= OBJECTIVE =
In full and without alteration, give the listing again.

= DATA BLOCK =
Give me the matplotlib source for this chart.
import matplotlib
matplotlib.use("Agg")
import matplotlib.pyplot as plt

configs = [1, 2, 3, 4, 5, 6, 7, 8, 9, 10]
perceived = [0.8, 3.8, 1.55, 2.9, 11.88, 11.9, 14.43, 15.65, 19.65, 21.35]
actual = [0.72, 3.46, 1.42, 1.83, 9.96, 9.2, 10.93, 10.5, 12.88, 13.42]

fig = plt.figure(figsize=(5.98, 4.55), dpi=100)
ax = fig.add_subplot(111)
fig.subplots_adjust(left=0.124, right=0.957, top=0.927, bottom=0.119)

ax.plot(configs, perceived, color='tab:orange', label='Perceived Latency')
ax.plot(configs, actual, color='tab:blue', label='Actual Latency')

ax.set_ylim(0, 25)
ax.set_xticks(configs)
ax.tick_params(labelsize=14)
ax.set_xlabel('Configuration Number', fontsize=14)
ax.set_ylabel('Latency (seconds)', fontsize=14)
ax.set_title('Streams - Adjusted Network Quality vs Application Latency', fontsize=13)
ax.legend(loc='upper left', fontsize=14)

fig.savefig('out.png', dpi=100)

= ANSWER TO THE EXERCISE =
Give me the matplotlib source for this chart.
import matplotlib
matplotlib.use("Agg")
import matplotlib.pyplot as plt

configs = [1, 2, 3, 4, 5, 6, 7, 8, 9, 10]
perceived = [0.8, 3.8, 1.55, 2.9, 11.88, 11.9, 14.43, 15.65, 19.65, 21.35]
actual = [0.72, 3.46, 1.42, 1.83, 9.96, 9.2, 10.93, 10.5, 12.88, 13.42]

fig = plt.figure(figsize=(5.98, 4.55), dpi=100)
ax = fig.add_subplot(111)
fig.subplots_adjust(left=0.124, right=0.957, top=0.927, bottom=0.119)

ax.plot(configs, perceived, color='tab:orange', label='Perceived Latency')
ax.plot(configs, actual, color='tab:blue', label='Actual Latency')

ax.set_ylim(0, 25)
ax.set_xticks(configs)
ax.tick_params(labelsize=14)
ax.set_xlabel('Configuration Number', fontsize=14)
ax.set_ylabel('Latency (seconds)', fontsize=14)
ax.set_title('Streams - Adjusted Network Quality vs Application Latency', fontsize=13)
ax.legend(loc='upper left', fontsize=14)

fig.savefig('out.png', dpi=100)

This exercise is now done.